◆ EXERCISE OBJECTIVE
Copy each line that contains the word "this".

◆ THE RECORDS
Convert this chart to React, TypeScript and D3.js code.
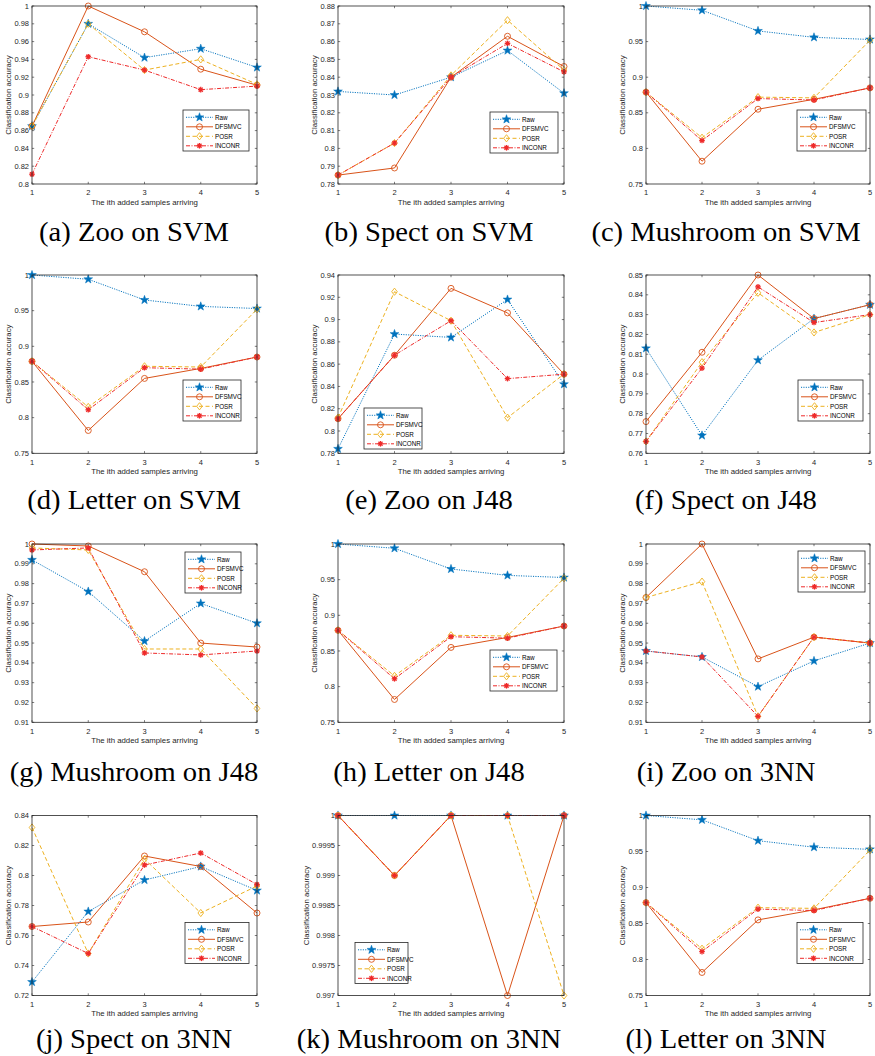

* * *

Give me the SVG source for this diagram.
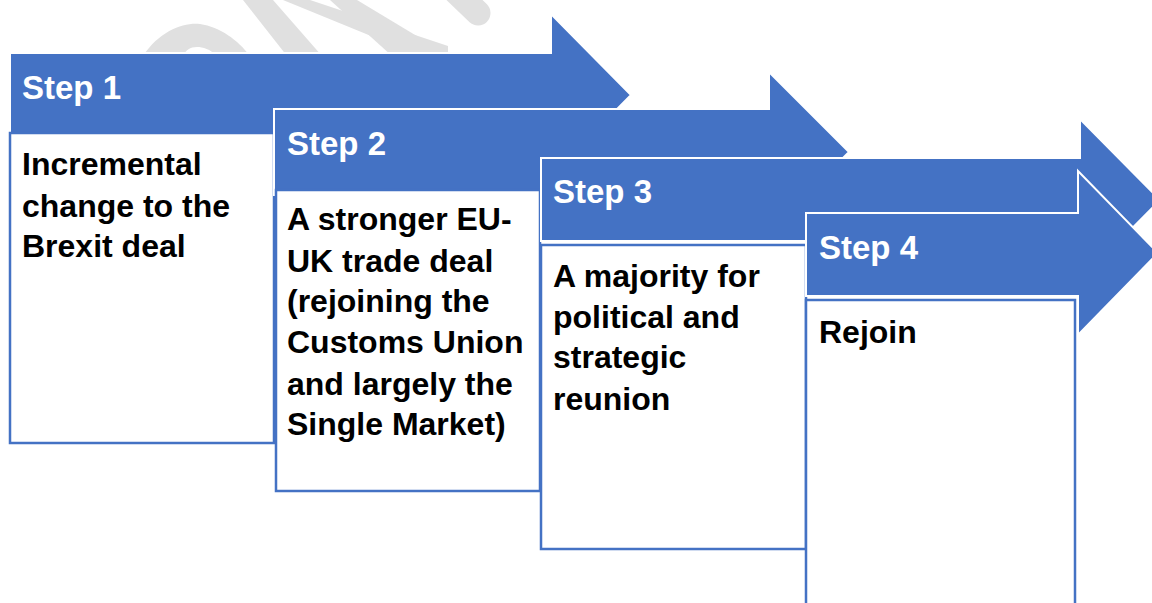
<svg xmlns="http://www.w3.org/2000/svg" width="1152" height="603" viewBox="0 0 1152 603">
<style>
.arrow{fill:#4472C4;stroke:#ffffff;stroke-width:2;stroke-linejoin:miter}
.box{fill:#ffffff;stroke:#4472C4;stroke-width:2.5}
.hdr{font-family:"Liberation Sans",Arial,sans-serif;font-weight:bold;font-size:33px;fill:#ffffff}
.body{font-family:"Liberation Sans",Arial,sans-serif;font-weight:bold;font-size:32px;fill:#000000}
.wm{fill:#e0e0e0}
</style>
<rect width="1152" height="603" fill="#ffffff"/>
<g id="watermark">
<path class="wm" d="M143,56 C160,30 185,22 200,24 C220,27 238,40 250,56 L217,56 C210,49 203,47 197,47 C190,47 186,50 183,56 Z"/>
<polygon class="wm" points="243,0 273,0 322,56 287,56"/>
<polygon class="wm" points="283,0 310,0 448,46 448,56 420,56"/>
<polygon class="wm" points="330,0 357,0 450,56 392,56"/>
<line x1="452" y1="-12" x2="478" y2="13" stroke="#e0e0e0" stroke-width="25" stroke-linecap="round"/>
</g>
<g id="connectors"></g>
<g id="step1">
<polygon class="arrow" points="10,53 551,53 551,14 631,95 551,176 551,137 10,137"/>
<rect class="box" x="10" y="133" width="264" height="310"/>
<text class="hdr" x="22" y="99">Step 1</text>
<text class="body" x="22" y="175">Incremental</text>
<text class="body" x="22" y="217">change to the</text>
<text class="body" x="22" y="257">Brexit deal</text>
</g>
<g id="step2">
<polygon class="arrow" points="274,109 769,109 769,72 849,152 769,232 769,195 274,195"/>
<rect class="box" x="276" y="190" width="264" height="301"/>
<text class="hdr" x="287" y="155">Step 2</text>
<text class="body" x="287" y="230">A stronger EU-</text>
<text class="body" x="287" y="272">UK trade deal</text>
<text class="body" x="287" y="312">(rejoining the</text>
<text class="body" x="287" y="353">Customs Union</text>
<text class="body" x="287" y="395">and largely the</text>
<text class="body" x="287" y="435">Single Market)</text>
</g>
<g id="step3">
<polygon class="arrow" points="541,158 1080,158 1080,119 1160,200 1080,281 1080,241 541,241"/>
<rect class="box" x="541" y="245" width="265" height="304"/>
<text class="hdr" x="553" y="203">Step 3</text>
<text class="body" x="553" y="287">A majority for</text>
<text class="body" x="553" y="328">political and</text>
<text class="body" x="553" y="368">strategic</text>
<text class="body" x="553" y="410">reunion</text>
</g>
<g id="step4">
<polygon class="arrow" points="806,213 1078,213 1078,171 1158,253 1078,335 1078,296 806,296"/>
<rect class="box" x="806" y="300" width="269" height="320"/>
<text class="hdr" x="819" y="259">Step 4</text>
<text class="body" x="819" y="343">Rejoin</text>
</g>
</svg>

◆ EXERCISE OUTPUT
Convert this chart to React, TypeScript and D3.js code.
Give me the SVG source for this diagram.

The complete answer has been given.